MATERIAL TO PROCESS —
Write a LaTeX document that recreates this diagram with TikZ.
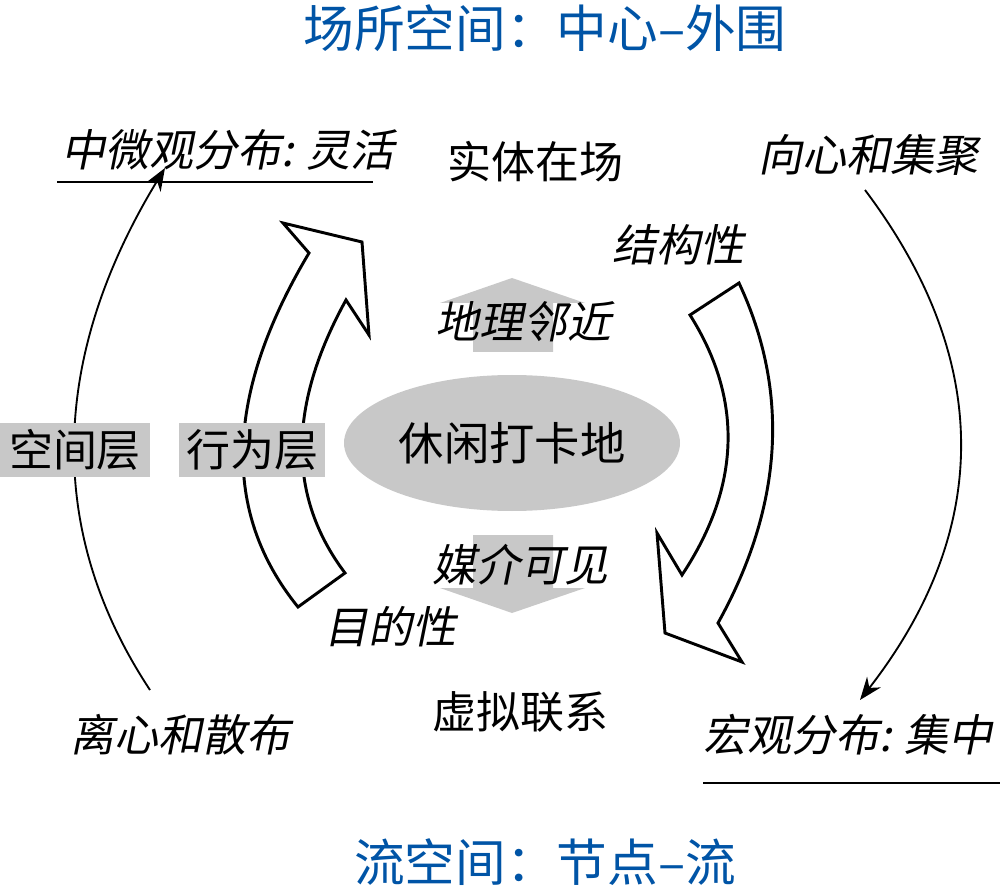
\documentclass[tikz,border=0pt]{standalone}
\usepackage{fontspec}
\newfontfamily\cjk{Noto Sans CJK SC}
\newfontfamily\cjkit[FakeSlant=0.2]{Noto Sans CJK SC}
\usetikzlibrary{arrows.meta,shapes.geometric}
\definecolor{ttl}{RGB}{0,84,166}
\definecolor{gr}{RGB}{200,200,200}
\tikzset{
  lbl/.style={font=\cjk\fontsize{33}{36}\selectfont, inner sep=0pt},
  ilbl/.style={font=\cjkit\fontsize{33}{36}\selectfont, inner sep=0pt},
  ttlnode/.style={font=\cjk\fontsize{38}{42}\selectfont, text=ttl, inner sep=0pt},
  layer/.style={lbl, fill=gr, minimum height=40.5pt, inner xsep=2pt},
  hollow/.style={draw=black, line width=2.2pt, fill=white, line join=miter},
  thin/.style={draw=black, line width=1.4pt, -{Stealth[length=17pt,width=13pt]}},
}
\begin{document}
\begin{tikzpicture}[x=0.75pt,y=-0.75pt]
\useasboundingbox (0,0) rectangle (1000,891);
% titles
\node[ttlnode] (t1) at (545,28) {场所空间：中心–外围};
\node[ttlnode] (t2) at (545,862) {流空间：节点–流};
% gray arrows
\fill[gr] (512,278) -- (585,303) -- (553,303) -- (553,352) -- (473,352) -- (473,303) -- (440,303) -- cycle;
\fill[gr] (512,613) -- (585,588) -- (553,588) -- (553,535) -- (473,535) -- (473,588) -- (440,588) -- cycle;
% ellipse
\node[ellipse, fill=gr, minimum width=252pt, minimum height=102pt, inner sep=0pt, font=\cjk\fontsize{34}{37}\selectfont] (c) at (512,443) {休闲打卡地};
% hollow arrows
\draw[hollow] (298,607) .. controls (221,512) and (225,394) .. (309,253)
  -- (283,223) -- (362,242) -- (369,335) -- (346,300)
  .. controls (288,405) and (287,496) .. (345,573) -- cycle;
\draw[hollow] (690,315) -- (739,283)
  .. controls (790,392) and (783,506) .. (718,623)
  -- (742,662) -- (665,633) -- (657,533) -- (682,575)
  .. controls (741,486) and (743,399) .. (690,315) -- cycle;
% labels
\node[ilbl] (m1) at (228,150) {中微观分布: 灵活};
\node[lbl] (e1) at (535,162) {实体在场};
\node[ilbl] (cj) at (868,155) {向心和集聚};
\node[ilbl] (jg) at (678,245) {结构性};
\node[ilbl] (dl) at (523,322) {地理邻近};
\node[ilbl] (mj) at (520,565) {媒介可见};
\node[ilbl] (md) at (390,627) {目的性};
\node[lbl] (xn) at (520,712) {虚拟联系};
\node[ilbl] (lx) at (180,735) {离心和散布};
\node[ilbl] (hg) at (848,735) {宏观分布: 集中};
% underlines
\coordinate (u1a) at (57,182); \coordinate (u1b) at (373,182);
\coordinate (u2a) at (703,783); \coordinate (u2b) at (1000,783);
\draw[line width=1.6pt] (u1a) -- (u1b);
\draw[line width=1.6pt] (u2a) -- (u2b);
% thin arrows
\coordinate (la) at (150,690); \coordinate (lb) at (165,168);
\coordinate (ra) at (865,190); \coordinate (rb) at (860,700);
\draw[thin] (la) .. controls (45,531) and (50,357) .. (lb);
\draw[thin] (ra) .. controls (993,360) and (992,530) .. (rb);
% layer labels
\node[layer, minimum width=112pt] (s) at (75,450) {空间层};
\node[layer, minimum width=109pt] (b) at (252,450) {行为层};
\end{tikzpicture}
\end{document}
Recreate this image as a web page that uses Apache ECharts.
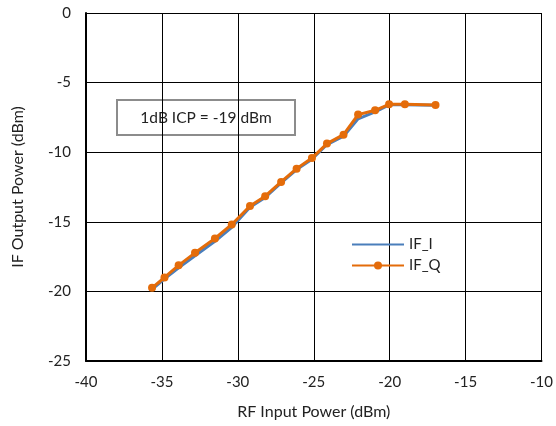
<!DOCTYPE html>
<html>
<head>
<meta charset="utf-8">
<script src="https://cdn.jsdelivr.net/npm/echarts@6/dist/echarts.min.js"></script>
<style>
  html, body { margin: 0; padding: 0; background: #fff; }
  #chart { width: 556px; height: 426px; }
</style>
</head>
<body>
<div id="chart"></div>
<script>
// RF input power sweep (dBm)
const rfInput = [-35.65, -34.83, -33.9, -32.82, -31.51, -30.4, -29.2, -28.2, -27.15, -26.13, -25.12, -24.13, -23.04, -22.08, -20.96, -20.04, -19.0, -16.98];
// IF output power, I channel (dBm)
const ifI = [-19.85, -19.1, -18.3, -17.45, -16.4, -15.4, -13.95, -13.25, -12.2, -11.25, -10.5, -9.45, -8.85, -7.6, -7.1, -6.6, -6.6, -6.62];
// IF output power, Q channel (dBm)
const ifQ = [-19.74, -19.0, -18.13, -17.23, -16.2, -15.19, -13.86, -13.16, -12.14, -11.18, -10.42, -9.38, -8.74, -7.3, -6.99, -6.56, -6.56, -6.61];

const xTicks = { min: -40, max: -10, step: 5 };
const yTicks = { min: -25, max: 0, step: 5 };
const icpNote = '1dB ICP = -19 dBm';

const FONT = 'Lato, "Open Sans", sans-serif';

const pair = (xs, ys) => xs.map((x, i) => [x, ys[i]]);

const chart = echarts.init(document.getElementById('chart'), null, { renderer: 'canvas' });

chart.setOption({
  animation: false,
  backgroundColor: '#ffffff',
  grid: { left: 86, top: 13, right: 13, bottom: 65, containLabel: false },
  xAxis: {
    type: 'value',
    min: xTicks.min, max: xTicks.max, interval: xTicks.step,
    name: 'RF Input Power (dBm)',
    nameLocation: 'middle', nameGap: 43,
    nameTextStyle: { fontFamily: FONT, fontSize: 16, color: '#222' },
    axisLine: { show: true, onZero: false, lineStyle: { color: '#000', width: 2 } },
    axisTick: { show: false },
    axisLabel: { fontFamily: FONT, fontSize: 15, color: '#222', margin: 14 },
    splitLine: { show: true, lineStyle: { color: '#000', width: 1 } }
  },
  yAxis: {
    type: 'value',
    min: yTicks.min, max: yTicks.max, interval: yTicks.step,
    name: 'IF Output Power (dBm)',
    nameLocation: 'middle', nameGap: 60, nameRotate: 90,
    nameTextStyle: { fontFamily: FONT, fontSize: 16, color: '#222' },
    axisLine: { show: true, onZero: false, lineStyle: { color: '#000', width: 2 } },
    axisTick: { show: false },
    axisLabel: { fontFamily: FONT, fontSize: 15, color: '#222', margin: 15 },
    splitLine: { show: true, lineStyle: { color: '#000', width: 1 } }
  },
  legend: {
    orient: 'vertical',
    left: 346, top: 232,
    itemWidth: 52, itemHeight: 10, itemGap: 6,
    textStyle: { fontFamily: FONT, fontSize: 15, color: '#222' },
    data: [
      { name: 'IF_I', itemStyle: { opacity: 0 } },
      { name: 'IF_Q' }
    ]
  },
  series: [
    {
      name: 'IF_I',
      type: 'line',
      data: pair(rfInput, ifI),
      showSymbol: false,
      symbol: 'none',
      lineStyle: { color: '#4a7ebb', width: 3 },
      itemStyle: { color: '#4a7ebb' },
      z: 2
    },
    {
      name: 'IF_Q',
      type: 'line',
      data: pair(rfInput, ifQ),
      symbol: 'circle',
      symbolSize: 8,
      lineStyle: { color: '#e46c0a', width: 3 },
      itemStyle: { color: '#e46c0a' },
      z: 3
    }
  ],
  graphic: [
    {
      type: 'group',
      left: 116, top: 99,
      children: [
        {
          type: 'rect',
          shape: { x: 0, y: 0, width: 178, height: 35 },
          style: { fill: '#ffffff', stroke: '#8c8c8c', lineWidth: 2 }
        },
        {
          type: 'text',
          x: 89, y: 18,
          style: {
            text: icpNote,
            fontFamily: FONT, fontSize: 15.5, fill: '#222',
            align: 'center', verticalAlign: 'middle'
          }
        }
      ]
    }
  ]
});
</script>
</body>
</html>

SHORT TASK —
Without the pictures, restate each entry exactly.

SOLUTION BELOW —
Write a LaTeX document that recreates this diagram with TikZ.
\documentclass[tikz,border=0pt]{standalone}
\usepackage{fontspec}
\newfontfamily\cjk{Noto Sans CJK SC}
\newfontfamily\cjkit[FakeSlant=0.2]{Noto Sans CJK SC}
\usetikzlibrary{arrows.meta,shapes.geometric}
\definecolor{ttl}{RGB}{0,84,166}
\definecolor{gr}{RGB}{200,200,200}
\tikzset{
  lbl/.style={font=\cjk\fontsize{33}{36}\selectfont, inner sep=0pt},
  ilbl/.style={font=\cjkit\fontsize{33}{36}\selectfont, inner sep=0pt},
  ttlnode/.style={font=\cjk\fontsize{38}{42}\selectfont, text=ttl, inner sep=0pt},
  layer/.style={lbl, fill=gr, minimum height=40.5pt, inner xsep=2pt},
  hollow/.style={draw=black, line width=2.2pt, fill=white, line join=miter},
  thin/.style={draw=black, line width=1.4pt, -{Stealth[length=17pt,width=13pt]}},
}
\begin{document}
\begin{tikzpicture}[x=0.75pt,y=-0.75pt]
\useasboundingbox (0,0) rectangle (1000,891);
% titles
\node[ttlnode] (t1) at (545,28) {场所空间：中心–外围};
\node[ttlnode] (t2) at (545,862) {流空间：节点–流};
% gray arrows
\fill[gr] (512,278) -- (585,303) -- (553,303) -- (553,352) -- (473,352) -- (473,303) -- (440,303) -- cycle;
\fill[gr] (512,613) -- (585,588) -- (553,588) -- (553,535) -- (473,535) -- (473,588) -- (440,588) -- cycle;
% ellipse
\node[ellipse, fill=gr, minimum width=252pt, minimum height=102pt, inner sep=0pt, font=\cjk\fontsize{34}{37}\selectfont] (c) at (512,443) {休闲打卡地};
% hollow arrows
\draw[hollow] (298,607) .. controls (221,512) and (225,394) .. (309,253)
  -- (283,223) -- (362,242) -- (369,335) -- (346,300)
  .. controls (288,405) and (287,496) .. (345,573) -- cycle;
\draw[hollow] (690,315) -- (739,283)
  .. controls (790,392) and (783,506) .. (718,623)
  -- (742,662) -- (665,633) -- (657,533) -- (682,575)
  .. controls (741,486) and (743,399) .. (690,315) -- cycle;
% labels
\node[ilbl] (m1) at (228,150) {中微观分布: 灵活};
\node[lbl] (e1) at (535,162) {实体在场};
\node[ilbl] (cj) at (868,155) {向心和集聚};
\node[ilbl] (jg) at (678,245) {结构性};
\node[ilbl] (dl) at (523,322) {地理邻近};
\node[ilbl] (mj) at (520,565) {媒介可见};
\node[ilbl] (md) at (390,627) {目的性};
\node[lbl] (xn) at (520,712) {虚拟联系};
\node[ilbl] (lx) at (180,735) {离心和散布};
\node[ilbl] (hg) at (848,735) {宏观分布: 集中};
% underlines
\coordinate (u1a) at (57,182); \coordinate (u1b) at (373,182);
\coordinate (u2a) at (703,783); \coordinate (u2b) at (1000,783);
\draw[line width=1.6pt] (u1a) -- (u1b);
\draw[line width=1.6pt] (u2a) -- (u2b);
% thin arrows
\coordinate (la) at (150,690); \coordinate (lb) at (165,168);
\coordinate (ra) at (865,190); \coordinate (rb) at (860,700);
\draw[thin] (la) .. controls (45,531) and (50,357) .. (lb);
\draw[thin] (ra) .. controls (993,360) and (992,530) .. (rb);
% layer labels
\node[layer, minimum width=112pt] (s) at (75,450) {空间层};
\node[layer, minimum width=109pt] (b) at (252,450) {行为层};
\end{tikzpicture}
\end{document}
Recreate this image as a web page that uses Apache ECharts.
<!DOCTYPE html>
<html>
<head>
<meta charset="utf-8">
<script src="https://cdn.jsdelivr.net/npm/echarts@6/dist/echarts.min.js"></script>
<style>
  html, body { margin: 0; padding: 0; background: #fff; }
  #chart { width: 556px; height: 426px; }
</style>
</head>
<body>
<div id="chart"></div>
<script>
// RF input power sweep (dBm)
const rfInput = [-35.65, -34.83, -33.9, -32.82, -31.51, -30.4, -29.2, -28.2, -27.15, -26.13, -25.12, -24.13, -23.04, -22.08, -20.96, -20.04, -19.0, -16.98];
// IF output power, I channel (dBm)
const ifI = [-19.85, -19.1, -18.3, -17.45, -16.4, -15.4, -13.95, -13.25, -12.2, -11.25, -10.5, -9.45, -8.85, -7.6, -7.1, -6.6, -6.6, -6.62];
// IF output power, Q channel (dBm)
const ifQ = [-19.74, -19.0, -18.13, -17.23, -16.2, -15.19, -13.86, -13.16, -12.14, -11.18, -10.42, -9.38, -8.74, -7.3, -6.99, -6.56, -6.56, -6.61];

const xTicks = { min: -40, max: -10, step: 5 };
const yTicks = { min: -25, max: 0, step: 5 };
const icpNote = '1dB ICP = -19 dBm';

const FONT = 'Lato, "Open Sans", sans-serif';

const pair = (xs, ys) => xs.map((x, i) => [x, ys[i]]);

const chart = echarts.init(document.getElementById('chart'), null, { renderer: 'canvas' });

chart.setOption({
  animation: false,
  backgroundColor: '#ffffff',
  grid: { left: 86, top: 13, right: 13, bottom: 65, containLabel: false },
  xAxis: {
    type: 'value',
    min: xTicks.min, max: xTicks.max, interval: xTicks.step,
    name: 'RF Input Power (dBm)',
    nameLocation: 'middle', nameGap: 43,
    nameTextStyle: { fontFamily: FONT, fontSize: 16, color: '#222' },
    axisLine: { show: true, onZero: false, lineStyle: { color: '#000', width: 2 } },
    axisTick: { show: false },
    axisLabel: { fontFamily: FONT, fontSize: 15, color: '#222', margin: 14 },
    splitLine: { show: true, lineStyle: { color: '#000', width: 1 } }
  },
  yAxis: {
    type: 'value',
    min: yTicks.min, max: yTicks.max, interval: yTicks.step,
    name: 'IF Output Power (dBm)',
    nameLocation: 'middle', nameGap: 60, nameRotate: 90,
    nameTextStyle: { fontFamily: FONT, fontSize: 16, color: '#222' },
    axisLine: { show: true, onZero: false, lineStyle: { color: '#000', width: 2 } },
    axisTick: { show: false },
    axisLabel: { fontFamily: FONT, fontSize: 15, color: '#222', margin: 15 },
    splitLine: { show: true, lineStyle: { color: '#000', width: 1 } }
  },
  legend: {
    orient: 'vertical',
    left: 346, top: 232,
    itemWidth: 52, itemHeight: 10, itemGap: 6,
    textStyle: { fontFamily: FONT, fontSize: 15, color: '#222' },
    data: [
      { name: 'IF_I', itemStyle: { opacity: 0 } },
      { name: 'IF_Q' }
    ]
  },
  series: [
    {
      name: 'IF_I',
      type: 'line',
      data: pair(rfInput, ifI),
      showSymbol: false,
      symbol: 'none',
      lineStyle: { color: '#4a7ebb', width: 3 },
      itemStyle: { color: '#4a7ebb' },
      z: 2
    },
    {
      name: 'IF_Q',
      type: 'line',
      data: pair(rfInput, ifQ),
      symbol: 'circle',
      symbolSize: 8,
      lineStyle: { color: '#e46c0a', width: 3 },
      itemStyle: { color: '#e46c0a' },
      z: 3
    }
  ],
  graphic: [
    {
      type: 'group',
      left: 116, top: 99,
      children: [
        {
          type: 'rect',
          shape: { x: 0, y: 0, width: 178, height: 35 },
          style: { fill: '#ffffff', stroke: '#8c8c8c', lineWidth: 2 }
        },
        {
          type: 'text',
          x: 89, y: 18,
          style: {
            text: icpNote,
            fontFamily: FONT, fontSize: 15.5, fill: '#222',
            align: 'center', verticalAlign: 'middle'
          }
        }
      ]
    }
  ]
});
</script>
</body>
</html>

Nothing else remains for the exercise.